In 2016, the Obama administration tried to formalize the Hispanic category (currently an “ethnicity” question that is separate from the race question) by collapsing both of them into a single question of “categories.” The administration also sought to create yet another victim category: one for Middle East-North Africa (or MENA). The first action would have perpetuated and deepened the “Hispanic” identity, which is what the left wants, and second simply would have added yet one more group. The Trump administration decided against such moves. (I am happy to say that I played a role in advocating against accepting these changes.) The Biden campaign has already said it wants to bring MENA back. Any return to these changes would signal a deepening of the Combahee River Constitution. Rather than do that, we should get rid of the existing categories.

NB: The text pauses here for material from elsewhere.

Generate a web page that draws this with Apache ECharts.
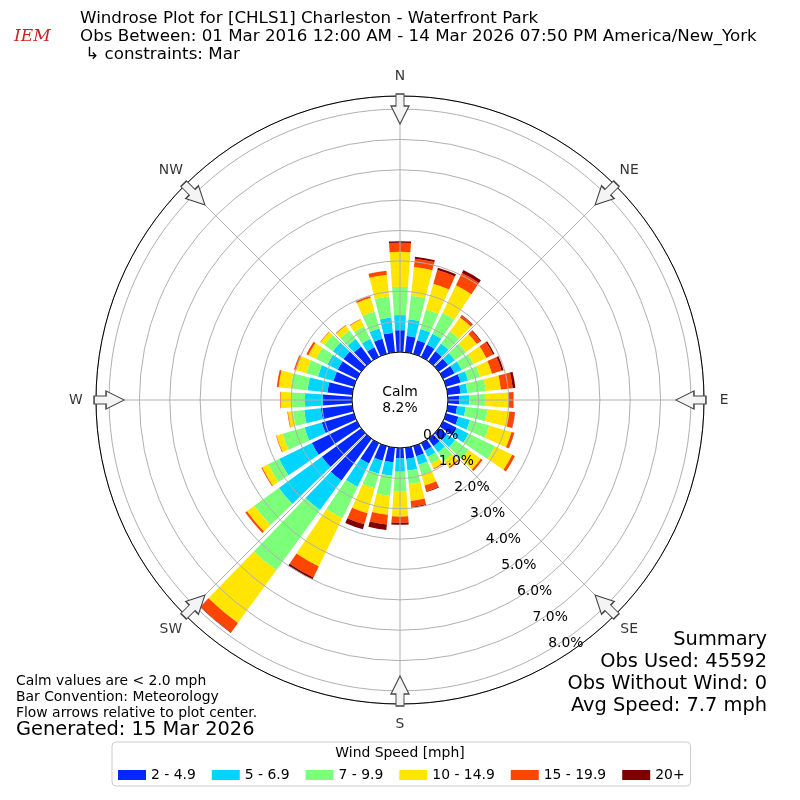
<!DOCTYPE html>
<html><head><meta charset="utf-8">
<script src="https://cdn.jsdelivr.net/npm/echarts@6/dist/echarts.min.js"></script>
<style>html,body{margin:0;padding:0;background:#fff}#c{width:800px;height:800px}</style>
</head><body><div id="c"></div>
<script>
// Direction bins (degrees, meteorological "from" direction)
const directions = ['0','10','20','30','40','50','60','70','80','90','100','110','120','130','140','150','160','170',
                    '180','190','200','210','220','230','240','250','260','270','280','290','300','310','320','330','340','350'];
// Frequency (%) per speed bin per direction
const speed2to5   = [0.72,0.54,0.47,0.45,0.40,0.38,0.42,0.50,0.43,0.37,0.31,0.42,0.50,0.33,0.30,0.28,0.35,0.37,0.34,0.48,0.50,0.75,1.70,1.60,1.65,1.10,1.04,0.96,0.82,0.70,0.70,0.72,0.60,0.35,0.52,0.65];
const speed5to7   = [0.50,0.55,0.38,0.40,0.32,0.27,0.26,0.25,0.22,0.33,0.28,0.40,0.43,0.33,0.25,0.22,0.29,0.39,0.44,0.45,0.45,0.85,1.20,1.75,1.20,0.59,0.55,0.59,0.66,0.53,0.38,0.43,0.30,0.31,0.35,0.50];
const speed7to10  = [0.93,0.78,0.67,0.77,0.50,0.45,0.44,0.41,0.61,0.52,0.73,0.66,0.97,0.56,0.35,0.25,0.35,0.44,0.66,0.66,0.50,1.15,2.45,1.00,0.40,0.75,0.37,0.43,0.56,0.40,0.42,0.35,0.35,0.46,0.58,0.70];
const speed10to15 = [1.15,0.95,0.88,1.00,0.56,0.45,0.46,0.41,0.50,0.76,0.72,0.76,0.63,0.49,0.25,0.18,0.36,0.56,0.82,0.63,0.85,1.77,2.15,0.30,0.22,0.21,0.17,0.37,0.40,0.35,0.28,0.15,0.20,0.25,0.47,0.72];
const speed15to20 = [0.30,0.28,0.47,0.45,0.08,0.15,0.25,0.33,0.39,0.17,0.18,0.09,0.10,0.07,0.05,0.03,0.20,0.20,0.20,0.32,0.38,0.40,0.38,0.07,0.03,0.02,0.02,0.02,0.06,0.07,0.07,0.02,0.02,0.02,0.06,0.13];
const speed20plus = [0.05,0.06,0.08,0.11,0.02,0.03,0.05,0.07,0.09,0.01,0.01,0.01,0,0,0,0,0.02,0.03,0.07,0.18,0.17,0.08,0.02,0,0,0,0,0,0,0,0,0,0,0,0,0];

const speedBins = ['2 - 4.9','5 - 6.9','7 - 9.9','10 - 14.9','15 - 19.9','20+'];
const binColors = ['#0028ff','#00d4ff','#7cff79','#ffe500','#ff4600','#7f0000'];
const compassLabels = ['N','NE','E','SE','S','SW','W','NW'];
const compassAngles = [0,45,90,135,180,225,270,315];
const radiusMax = 8.43;
const arrowRadius = 8.0;
const compassLabelRadius = 9.09;
const calmText = 'Calm\n8.2%';

const seriesData = [speed2to5, speed5to7, speed7to10, speed10to15, speed15to20, speed20plus];
const FONT = '"DejaVu Sans", sans-serif';

const chart = echarts.init(document.getElementById('c'), null, {renderer:'canvas'});

const barSeries = speedBins.map((name, i) => ({
  type: 'bar', name, coordinateSystem: 'polar', polarIndex: 0, stack: 'wind',
  data: seriesData[i], itemStyle: {color: binColors[i]}, barCategoryGap: '20%', z: 2, silent: true
}));

const arrowPath = 'path://M5,0 L13,0 L13,12 L18,12 L9,30 L0,12 L5,12 Z';

const option = {
  animation: false,
  backgroundColor: '#fff',
  polar: [
    {center: [400, 400], radius: [48, 304]},
    {center: [400, 400], radius: [48, 304]},
    {center: [400, 400], radius: [48, 304]}
  ],
  angleAxis: [
    {polarIndex: 0, type: 'category', data: directions, startAngle: 95, clockwise: true, boundaryGap: true, show: false},
    {polarIndex: 1, type: 'value', min: 0, max: 360, interval: 45, startAngle: 90, clockwise: true, z: 5,
     axisLine: {show: true, lineStyle: {color: '#000', width: 1}},
     axisTick: {show: false},
     axisLabel: {show: false},
     splitLine: {show: true, lineStyle: {color: '#b0b0b0', width: 1}}},
    {polarIndex: 2, type: 'value', min: 0, max: 360, startAngle: -59, show: false}
  ],
  radiusAxis: [
    {polarIndex: 0, type: 'value', min: 0, max: radiusMax, show: false},
    {polarIndex: 1, type: 'value', min: 0, max: radiusMax, interval: 1, z: 4,
     axisLine: {show: false}, axisTick: {show: false}, axisLabel: {show: false},
     splitLine: {show: true, lineStyle: {color: '#b0b0b0', width: 1}}},
    {polarIndex: 2, type: 'value', min: 0, max: radiusMax, interval: 1, z: 6,
     axisLine: {show: false}, axisTick: {show: false}, splitLine: {show: false},
     axisLabel: {show: true, margin: 17.5, align: 'center', verticalAlign: 'middle', showMaxLabel: false,
       color: '#000', fontSize: 13.9, fontFamily: FONT,
       rich: {p: {padding: [7, 0, 0, 2], color: '#000', fontSize: 13.9, fontFamily: FONT}},
       formatter: v => Math.abs(v - Math.round(v)) < 1e-6 ? '{p|' + v.toFixed(1) + '%}' : ''}}
  ],
  legend: {
    data: speedBins, left: 112, top: 742, orient: 'horizontal', icon: 'rect',
    itemWidth: 28, itemHeight: 10, itemGap: 16, selectedMode: false,
    padding: [26, 6, 4, 6], borderColor: '#cccccc', borderWidth: 1, borderRadius: 4,
    textStyle: {fontSize: 13.9, color: '#000', fontFamily: FONT}
  },
  series: barSeries.concat([{
    type: 'scatter', coordinateSystem: 'polar', polarIndex: 1, z: 8, silent: true, clip: false,
    data: compassAngles.map(a => [arrowRadius, a]),
    symbol: arrowPath, symbolSize: [18, 30],
    symbolRotate: (v) => -v[1],
    itemStyle: {color: '#f4f4f4', borderColor: '#444', borderWidth: 1.2, opacity: 1}
  }, {
    type: 'scatter', coordinateSystem: 'polar', polarIndex: 1, z: 8, silent: true, clip: false,
    data: compassAngles.map(a => [compassLabelRadius, a]),
    symbol: 'circle', symbolSize: 1,
    itemStyle: {color: 'rgba(0,0,0,0)'},
    label: {show: true, position: 'inside', color: '#000', fontSize: 13.9, fontFamily: FONT,
      formatter: p => compassLabels[p.dataIndex]}
  }]),
  graphic: [
    {type: 'text', left: 14, top: 28, style: {text: 'IEM', font: 'italic 17px "DejaVu Serif", serif', fill: '#d02020'}},
    {type: 'text', x: 80, y: 19, style: {text: 'Windrose Plot for [CHLS1] Charleston - Waterfront Park', font: '16.7px ' + FONT, fill: '#000', verticalAlign: 'middle', textVerticalAlign: 'middle'}},
    {type: 'text', x: 80, y: 37, style: {text: 'Obs Between: 01 Mar 2016 12:00 AM - 14 Mar 2026 07:50 PM America/New_York', font: '16.7px ' + FONT, fill: '#000', verticalAlign: 'middle', textVerticalAlign: 'middle'}},
    {type: 'text', x: 80, y: 55, style: {text: ' \u21b3 constraints: Mar', font: '16.7px ' + FONT, fill: '#000', verticalAlign: 'middle', textVerticalAlign: 'middle'}},
    {type: 'text', x: 400, y: 400, z: 10, style: {text: calmText, font: '13.9px ' + FONT, lineHeight: 16, fill: '#000', align: 'center', textAlign: 'center', verticalAlign: 'middle', textVerticalAlign: 'middle'}},
    {type: 'text', x: 16, y: 681, style: {text: 'Calm values are < 2.0 mph', font: '13.9px ' + FONT, fill: '#000', verticalAlign: 'middle', textVerticalAlign: 'middle'}},
    {type: 'text', x: 16, y: 697, style: {text: 'Bar Convention: Meteorology', font: '13.9px ' + FONT, fill: '#000', verticalAlign: 'middle', textVerticalAlign: 'middle'}},
    {type: 'text', x: 16, y: 713, style: {text: 'Flow arrows relative to plot center.', font: '13.9px ' + FONT, fill: '#000', verticalAlign: 'middle', textVerticalAlign: 'middle'}},
    {type: 'text', x: 16, y: 730, style: {text: 'Generated: 15 Mar 2026', font: '19.4px ' + FONT, fill: '#000', verticalAlign: 'middle', textVerticalAlign: 'middle'}},
    {type: 'text', x: 767, y: 640, style: {text: 'Summary', font: '19.4px ' + FONT, fill: '#000', align: 'right', textAlign: 'right', verticalAlign: 'middle', textVerticalAlign: 'middle'}},
    {type: 'text', x: 767, y: 662, style: {text: 'Obs Used: 45592', font: '19.4px ' + FONT, fill: '#000', align: 'right', textAlign: 'right', verticalAlign: 'middle', textVerticalAlign: 'middle'}},
    {type: 'text', x: 767, y: 684, style: {text: 'Obs Without Wind: 0', font: '19.4px ' + FONT, fill: '#000', align: 'right', textAlign: 'right', verticalAlign: 'middle', textVerticalAlign: 'middle'}},
    {type: 'text', x: 767, y: 706, style: {text: 'Avg Speed: 7.7 mph', font: '19.4px ' + FONT, fill: '#000', align: 'right', textAlign: 'right', verticalAlign: 'middle', textVerticalAlign: 'middle'}},
    {type: 'text', x: 400, y: 753, z: 10, style: {text: 'Wind Speed [mph]', font: '13.9px ' + FONT, fill: '#000', align: 'center', textAlign: 'center', verticalAlign: 'middle', textVerticalAlign: 'middle'}}
  ]
};
chart.setOption(option);
</script>
</body></html>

Critical Race Theory Trainings: CRT, lastly, is the main tool through which identity politics is implemented. Derrick Bell did not hide his intentions when he wrote in a foundational 1995 essay on the subject, “As I see it, critical race theory recognizes that revolutionizing a culture begins with the radical assessment of it.” This is, indeed, CRT’s goal (and the goal of identity politics): to revolutionize America into something fundamentally different. All the leading proponents of these trainings—DiAngelo, Kendi, Darnisa Amante-Jackson, Glenn E. Singleton, and others—are on the record as wanting to rid America of capitalism, insisting that its rewards system smiles only upon Western traits. (Among these they include, without embarrassment, habits such as punctuality, love of the written word, the use of reason, and hard work.) These trainings, therefore, aim at eliminating capitalism. The Trump administration earned the support of many for insisting that federal workers could not be subjected to this form of workplace harassment. A Biden administration would surely rescind this ban.

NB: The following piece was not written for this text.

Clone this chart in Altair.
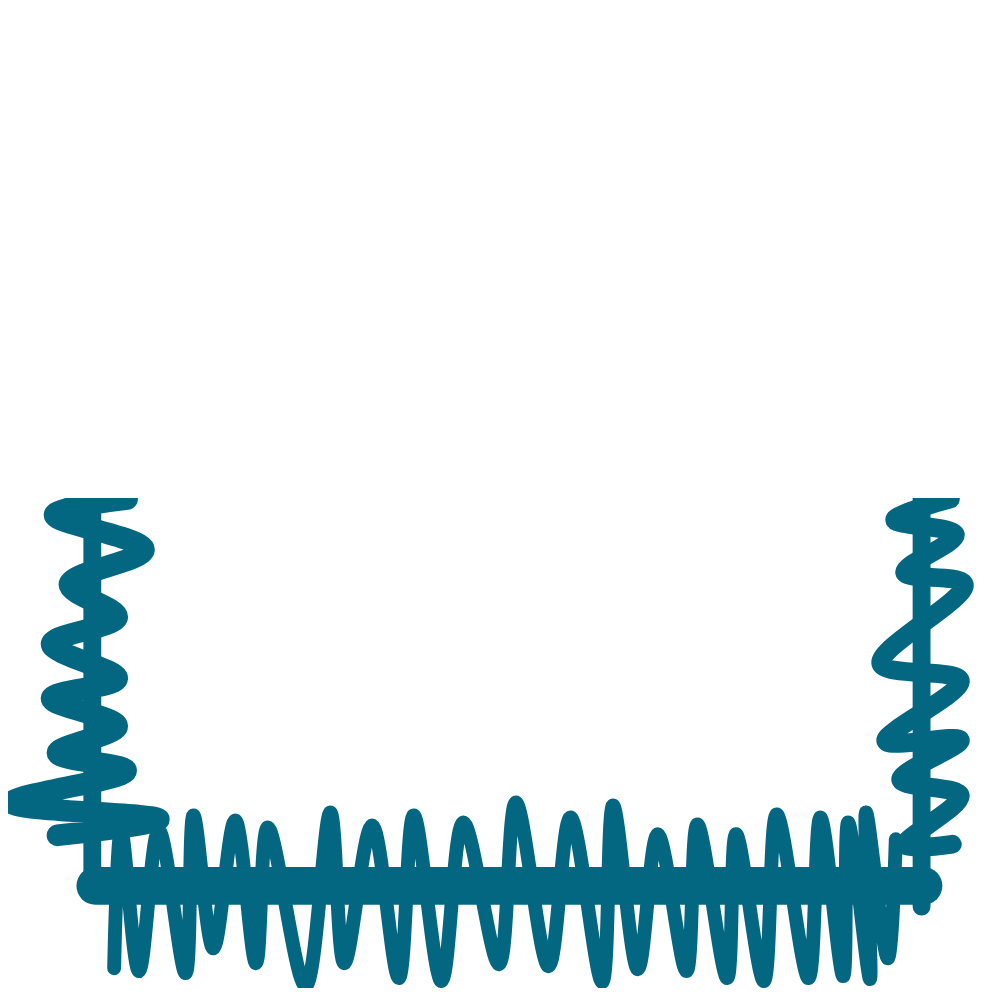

These are just three of the main policy areas being used to promote and perpetuate the identity-politics constitution. Americans who support this new dispensation must explain to the rest of us how eliminating the idea that all individuals must receive equal treatment from government and abolishing capitalism itself can help anyone in society, especially those who are disadvantaged today.
Those of us who believe that we must go back to implementing the fundamental law of the country as written need to understand what is taking place and become more vocal in the defense of the existing Constitution.
There doesn’t seem to be too much room for compromise. Only one side can prevail.